YOUR GOAL | Exclude the pictures, then copy word for word the lines running from the beginning of the records through the line with "plt.rcParams['mathtext.it'] = 'Liberation".

STORED DATA |
--- Start ---

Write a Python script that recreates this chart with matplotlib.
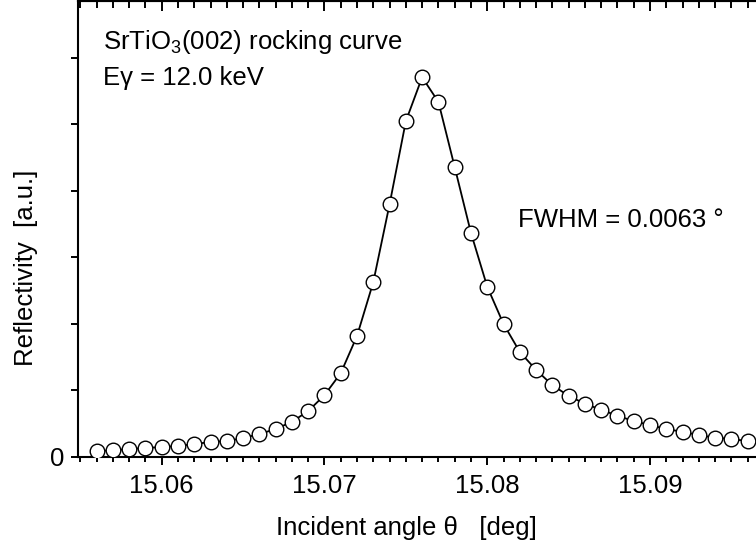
import numpy as np
import matplotlib
matplotlib.use('Agg')
import matplotlib.pyplot as plt
from matplotlib.ticker import MultipleLocator, FuncFormatter

plt.rcParams['font.family'] = ['Liberation Sans', 'DejaVu Sans']
plt.rcParams['mathtext.fontset'] = 'custom'
plt.rcParams['mathtext.rm'] = 'Liberation Sans'
plt.rcParams['mathtext.it'] = 'Liberation Sans'

# rocking curve data (arbitrary units)
theta = [15.056, 15.057, 15.058, 15.059, 15.060, 15.061, 15.062, 15.063,
         15.064, 15.065, 15.066, 15.067, 15.068, 15.069, 15.070, 15.071,
         15.072, 15.073, 15.074, 15.075, 15.076, 15.077, 15.078, 15.079,
         15.080, 15.081, 15.082, 15.083, 15.084, 15.085, 15.086, 15.087,
         15.088, 15.089, 15.090, 15.091, 15.092, 15.093, 15.094, 15.095,
         15.096]
refl = [0.09, 0.10, 0.12, 0.135, 0.15, 0.165, 0.195, 0.225,
        0.24, 0.285, 0.345, 0.42, 0.53, 0.69, 0.93, 1.26,
        1.82, 2.63, 3.80, 5.05, 5.71, 5.34, 4.36, 3.37,
        2.56, 2.00, 1.58, 1.31, 1.08, 0.92, 0.80, 0.71,
        0.62, 0.54, 0.48, 0.42, 0.38, 0.33, 0.29, 0.27,
        0.24]

fig = plt.figure(figsize=(7.56, 5.48), dpi=100)
ax = fig.add_axes([78/756, 91/548, 678/756, 456/548])

ax.plot(theta, refl, '-', color='black', lw=1.3, zorder=2)
ax.plot(theta, refl, 'o', ms=10.5, mfc='white', mec='black', mew=1.0, zorder=3)

ax.set_xlim(15.05486, 15.09651)
ax.set_ylim(0, 6.857)

ax.xaxis.set_major_locator(MultipleLocator(0.01))
ax.xaxis.set_minor_locator(MultipleLocator(0.001))
ax.xaxis.set_major_formatter(FuncFormatter(lambda v, p: f'{v:.2f}'))
ax.yaxis.set_major_locator(MultipleLocator(1))
ax.yaxis.set_major_formatter(FuncFormatter(lambda v, p: '0' if abs(v) < 1e-9 else ''))

ax.tick_params(axis='x', which='major', direction='out', length=6, width=1.4,
               labelsize=18.5, pad=6)
ax.tick_params(axis='x', which='minor', direction='out', length=3.5, width=1.4)
ax.tick_params(axis='y', which='major', direction='out', length=5, width=1.4,
               labelsize=18.5, pad=5)

for s in ['left', 'bottom', 'top']:
    ax.spines[s].set_linewidth(1.5)
ax.spines['right'].set_visible(False)

# inward ticks along the top edge
top = ax.secondary_xaxis('top')
top.xaxis.set_major_locator(MultipleLocator(0.01))
top.xaxis.set_minor_locator(MultipleLocator(0.001))
top.tick_params(axis='x', which='major', direction='in', length=7, width=1.4,
                labeltop=False)
top.tick_params(axis='x', which='minor', direction='in', length=5, width=1.4)
top.spines['top'].set_linewidth(1.5)

ax.set_xlabel('Incident angle θ   [deg]', fontsize=18.5)
ax.xaxis.set_label_coords(0.484, -0.156)
ax.xaxis.label.set_va('center')
ax.set_ylabel('Reflectivity  [a.u.]', fontsize=18.5)
ax.yaxis.set_label_coords(-0.077, 0.414)
ax.yaxis.label.set_va('center')

ax.text(0.037, 0.895, 'SrTiO$_3$(002) rocking curve', transform=ax.transAxes,
        fontsize=18.5, va='baseline', ha='left')
ax.text(0.037, 0.816, 'Eγ = 12.0 keV', transform=ax.transAxes,
        fontsize=18.5, va='baseline', ha='left')
ax.text(0.649, 0.504, 'FWHM = 0.0063 °', transform=ax.transAxes,
        fontsize=18.5, va='baseline', ha='left')

fig.savefig('out.png', dpi=100)
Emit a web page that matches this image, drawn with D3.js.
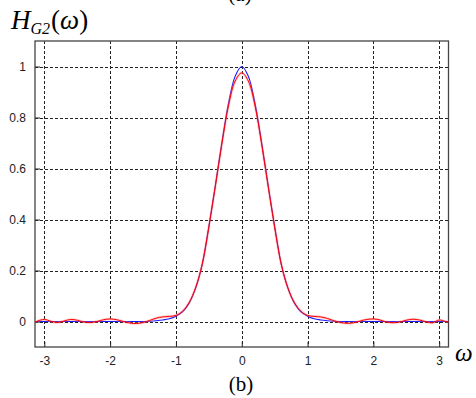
<!DOCTYPE html>
<html>
<head>
<meta charset="utf-8">
<script src="https://cdn.jsdelivr.net/npm/d3@7"></script>
<style>
  body { margin: 0; background: #fff; }
  svg { display: block; }
</style>
</head>
<body>
<svg id="chart" width="476" height="398"></svg>
<script>
// frequency samples (omega)
const omega = [-3.1416, -3.1, -3.0, -2.9, -2.8, -2.7, -2.6, -2.5, -2.4, -2.3, -2.2, -2.1,
  -2.0, -1.9, -1.8, -1.7, -1.6, -1.5, -1.4, -1.3, -1.2, -1.1, -1.0, -0.9, -0.8, -0.7,
  -0.6, -0.5, -0.4, -0.3, -0.2, -0.1, 0.0, 0.1, 0.2, 0.3, 0.4, 0.5, 0.6, 0.7, 0.8, 0.9,
  1.0, 1.1, 1.2, 1.3, 1.4, 1.5, 1.6, 1.7, 1.8, 1.9, 2.0, 2.1, 2.2, 2.3, 2.4, 2.5, 2.6,
  2.7, 2.8, 2.9, 3.0, 3.1, 3.1416];

// ideal response (blue)
const blueVals = [0, 0, 0, 0, 0, 0, 0, 0, 0, 0, 0, 0,
  0, 0, 0, 0, 0, 0, 0.001, 0.003, 0.006, 0.011, 0.021, 0.038, 0.072, 0.132,
  0.225, 0.372, 0.535, 0.705, 0.857, 0.962, 1.0, 0.962, 0.857, 0.705, 0.535, 0.372, 0.225, 0.132, 0.072, 0.038,
  0.021, 0.011, 0.006, 0.003, 0.001, 0, 0, 0, 0, 0, 0, 0, 0, 0, 0, 0, 0,
  0, 0, 0, 0, 0, 0];

// approximated response (red)
const redVals = [-0.003, 0.002, 0.008, 0.001, -0.004, 0.002, 0.008, 0.005, -0.002, -0.004, 0.000, 0.007,
  0.010, 0.007, 0.000, -0.006, -0.008, -0.004, 0.004, 0.013, 0.018, 0.020, 0.024, 0.040, 0.074, 0.133,
  0.225, 0.370, 0.533, 0.700, 0.848, 0.943, 0.975, 0.943, 0.848, 0.700, 0.533, 0.370, 0.225, 0.133, 0.074, 0.040,
  0.024, 0.020, 0.018, 0.012, 0.003, -0.004, -0.007, -0.005, 0.002, 0.008, 0.010, 0.006, -0.002, -0.005, -0.002, 0.005, 0.009,
  0.006, -0.001, -0.005, 0.006, 0.000, -0.002];

const xTicks = [-3, -2, -1, 0, 1, 2, 3];
const yTicks = [0, 0.2, 0.4, 0.6, 0.8, 1];

const svg = d3.select('#chart');
const plotL = 35, plotR = 448.5, plotT = 41, plotB = 347;

const x = d3.scaleLinear().domain([-Math.PI, Math.PI]).range([plotL, plotR]);
const y = d3.scaleLinear().domain([-0.1, 1.1]).range([plotB, plotT]);

// grid
const grid = svg.append('g')
  .attr('stroke', '#222')
  .attr('stroke-width', 1)
  .attr('stroke-dasharray', '3,2');

grid.selectAll('line.gx')
  .data(xTicks)
  .enter()
  .append('line')
  .attr('x1', d => Math.round(x(d)) + 0.5)
  .attr('x2', d => Math.round(x(d)) + 0.5)
  .attr('y1', plotT)
  .attr('y2', plotB);

grid.selectAll('line.gy')
  .data(yTicks)
  .enter()
  .append('line')
  .attr('x1', plotL)
  .attr('x2', plotR)
  .attr('y1', d => Math.round(y(d)) + 0.5)
  .attr('y2', d => Math.round(y(d)) + 0.5);

// axes (inward ticks like matlab), plain hyphen for minus
const xAxis = d3.axisBottom(x).tickValues(xTicks).tickSizeInner(-5).tickSizeOuter(0).tickPadding(9)
  .tickFormat(d => String(d));
const yAxis = d3.axisLeft(y).tickValues(yTicks).tickSizeInner(-5).tickSizeOuter(0).tickPadding(9)
  .tickFormat(d => String(d));

const gx = svg.append('g').attr('transform', `translate(0,${plotB})`).call(xAxis);
const gy = svg.append('g').attr('transform', `translate(${plotL},0)`).call(yAxis);
[gx, gy].forEach(g => {
  g.select('.domain').remove();
  g.selectAll('line').attr('stroke', '#222');
  g.selectAll('text')
    .attr('fill', '#222')
    .style('font-family', 'Arial, "Liberation Sans", sans-serif')
    .style('font-size', '12px');
});

// box
svg.append('rect')
  .attr('x', plotL)
  .attr('y', plotT)
  .attr('width', plotR - plotL)
  .attr('height', plotB - plotT)
  .attr('fill', 'none')
  .attr('stroke', '#444')
  .attr('stroke-width', 1.3);

// curves
const line = d3.line()
  .x((d, i) => x(omega[i]))
  .y(d => y(d))
  .curve(d3.curveCatmullRom.alpha(0.5));

const plot = svg.append('g');

plot.append('path')
  .attr('d', line(blueVals))
  .attr('fill', 'none')
  .attr('stroke', '#1a1aff')
  .attr('stroke-width', 1.1);

plot.append('path')
  .attr('d', line(redVals))
  .attr('fill', 'none')
  .attr('stroke', '#ff7070')
  .attr('stroke-opacity', 0.35)
  .attr('stroke-width', 2.6);

plot.append('path')
  .attr('d', line(redVals))
  .attr('fill', 'none')
  .attr('stroke', '#ff0000')
  .attr('stroke-width', 1);

// labels
const serif = '"Times New Roman", "Liberation Serif", "DejaVu Serif", serif';

const title = svg.append('text')
  .attr('x', 11)
  .attr('y', 29)
  .style('font-family', serif)
  .style('font-style', 'italic')
  .style('font-size', '27px');
title.append('tspan').text('H');
title.append('tspan').attr('dy', 5).style('font-size', '16px').text('G2');
title.append('tspan').attr('dy', -5).attr('dx', 1).style('font-style', 'normal').text('(');
title.append('tspan').text('ω');
title.append('tspan').style('font-style', 'normal').text(')');

svg.append('text')
  .attr('x', 455)
  .attr('y', 361)
  .style('font-family', serif)
  .style('font-style', 'italic')
  .style('font-size', '25px')
  .text('ω');

svg.append('text')
  .attr('x', 241)
  .attr('y', 391)
  .attr('text-anchor', 'middle')
  .style('font-family', serif)
  .style('font-size', '21px')
  .text('(b)');

svg.append('text')
  .attr('x', 240)
  .attr('y', 1)
  .attr('text-anchor', 'middle')
  .style('font-family', serif)
  .style('font-size', '21px')
  .text('(a)');
</script>
</body>
</html>
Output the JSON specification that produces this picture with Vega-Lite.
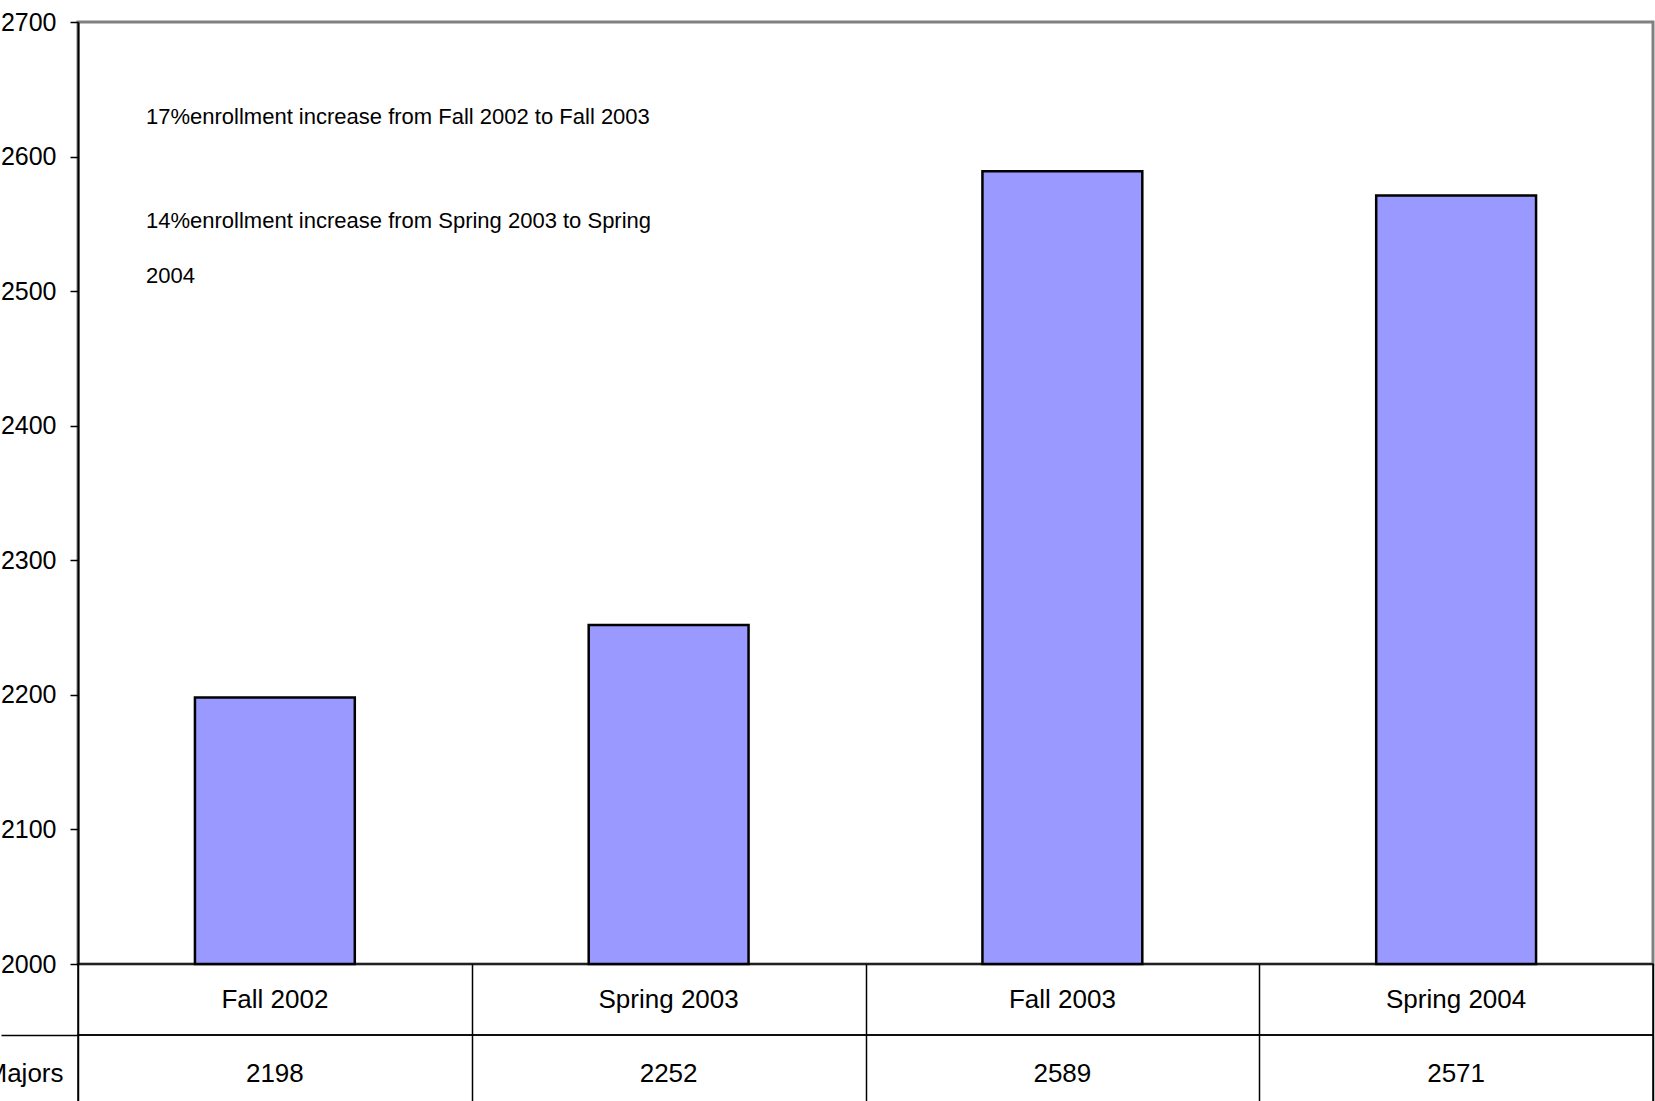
{
  "$schema": "https://vega.github.io/schema/vega-lite/v6.json",
  "background": "white",
  "padding": {"left": -16, "top": 8, "right": 3, "bottom": 0},
  "spacing": 0,
  "bounds": "flush",
  "data": {"values": [
    {"term": "Fall 2002", "majors": 2198},
    {"term": "Spring 2003", "majors": 2252},
    {"term": "Fall 2003", "majors": 2589},
    {"term": "Spring 2004", "majors": 2571}
  ]},
  "config": {
    "font": "Liberation Sans Narrow, Liberation Sans, Arial, sans-serif",
    "concat": {"spacing": 0},
    "axis": {"labelFont": "Liberation Sans Narrow, Liberation Sans, Arial, sans-serif", "labelColor": "black", "domainColor": "black", "tickColor": "black"},
    "text": {"font": "Liberation Sans Narrow, Liberation Sans, Arial, sans-serif", "color": "black"}
  },
  "vconcat": [
    {
      "width": 1575,
      "height": 942,
      "view": {"stroke": "#808080", "strokeWidth": 3},
      "layer": [
        {
          "mark": {"type": "bar", "fill": "#9999FF", "stroke": "black", "strokeWidth": 2.5, "width": {"band": 0.406}},
          "encoding": {
            "x": {"field": "term", "type": "nominal", "sort": null, "scale": {"paddingInner": 0, "paddingOuter": 0}, "axis": null},
            "y": {"field": "majors", "type": "quantitative", "scale": {"domain": [2000, 2700], "nice": false, "zero": false},
              "axis": {"title": null, "grid": false, "tickCount": 7, "format": "d", "domainWidth": 2, "tickSize": 8, "tickWidth": 1.5, "labelPadding": 14, "labelFontSize": 25}},
            "y2": {"datum": 2000}
          }
        },
        {
          "data": {"values": [
            {"note": "17%enrollment increase from Fall 2002 to Fall 2003", "term": "Fall 2002", "pos": 2624},
            {"note": ["14%enrollment increase from Spring 2003 to Spring", "2004"], "term": "Fall 2002", "pos": 2547}
          ]},
          "mark": {"type": "text", "align": "left", "baseline": "alphabetic", "fontSize": 22, "dx": 68, "lineHeight": 55},
          "encoding": {
            "x": {"field": "term", "type": "nominal", "sort": null, "bandPosition": 0},
            "y": {"field": "pos", "type": "quantitative"},
            "text": {"field": "note"}
          }
        }
      ]
    },
    {
      "width": 1575,
      "height": 71,
      "view": {"stroke": "black", "strokeWidth": 1.5},
      "mark": {"type": "text", "fontSize": 26, "baseline": "middle"},
      "encoding": {
        "x": {"field": "term", "type": "nominal", "sort": null, "scale": {"paddingInner": 0, "paddingOuter": 0},
          "axis": {"title": null, "grid": true, "tickBand": "extent", "gridColor": "black", "gridWidth": 1.5, "gridOpacity": 1, "labels": false, "ticks": false, "domain": false}},
        "text": {"field": "term"}
      }
    },
    {
      "width": 1575,
      "height": 67,
      "view": {"stroke": "black", "strokeWidth": 1.5},
      "mark": {"type": "text", "fontSize": 26, "baseline": "middle", "dy": 5},
      "encoding": {
        "x": {"field": "term", "type": "nominal", "sort": null, "scale": {"paddingInner": 0, "paddingOuter": 0},
          "axis": {"title": null, "grid": true, "tickBand": "extent", "gridColor": "black", "gridWidth": 1.5, "gridOpacity": 1, "labels": false, "ticks": false, "domain": false}},
        "y": {"datum": "Majors", "type": "nominal", "scale": {"type": "band", "paddingInner": 0, "paddingOuter": 0},
          "axis": {"title": null, "tickBand": "extent", "tickSize": 77, "tickWidth": 1.5, "domain": false, "labelFontSize": 26, "labelPadding": -62, "labelOffset": 5}},
        "text": {"field": "majors"}
      }
    }
  ]
}
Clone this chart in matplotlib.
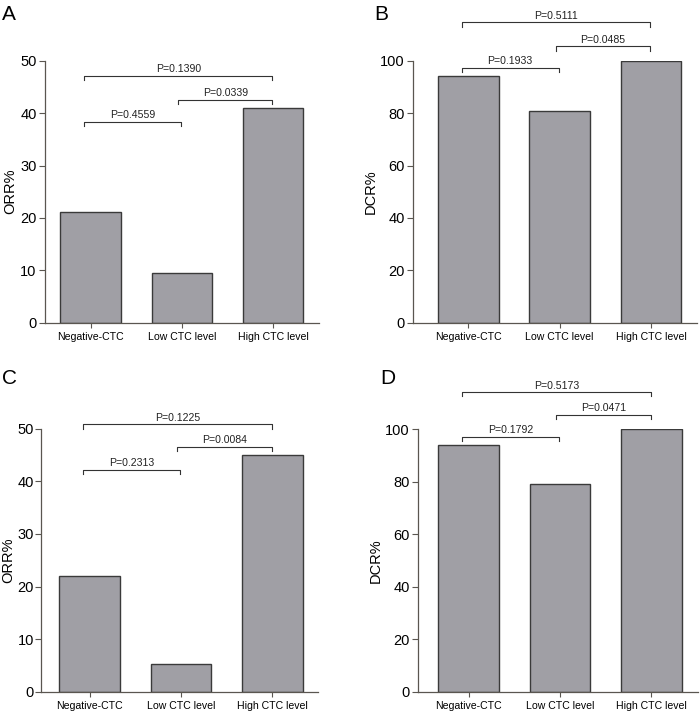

--- End ---

SOLUTION FOR THIS EXERCISE |
Write a Python script that recreates this chart with matplotlib.
import numpy as np
import matplotlib
matplotlib.use('Agg')
import matplotlib.pyplot as plt
from matplotlib.ticker import MultipleLocator, FuncFormatter

plt.rcParams['font.family'] = ['Liberation Sans', 'DejaVu Sans']
plt.rcParams['mathtext.fontset'] = 'custom'
plt.rcParams['mathtext.rm'] = 'Liberation Sans'
plt.rcParams['mathtext.it'] = 'Liberation Sans'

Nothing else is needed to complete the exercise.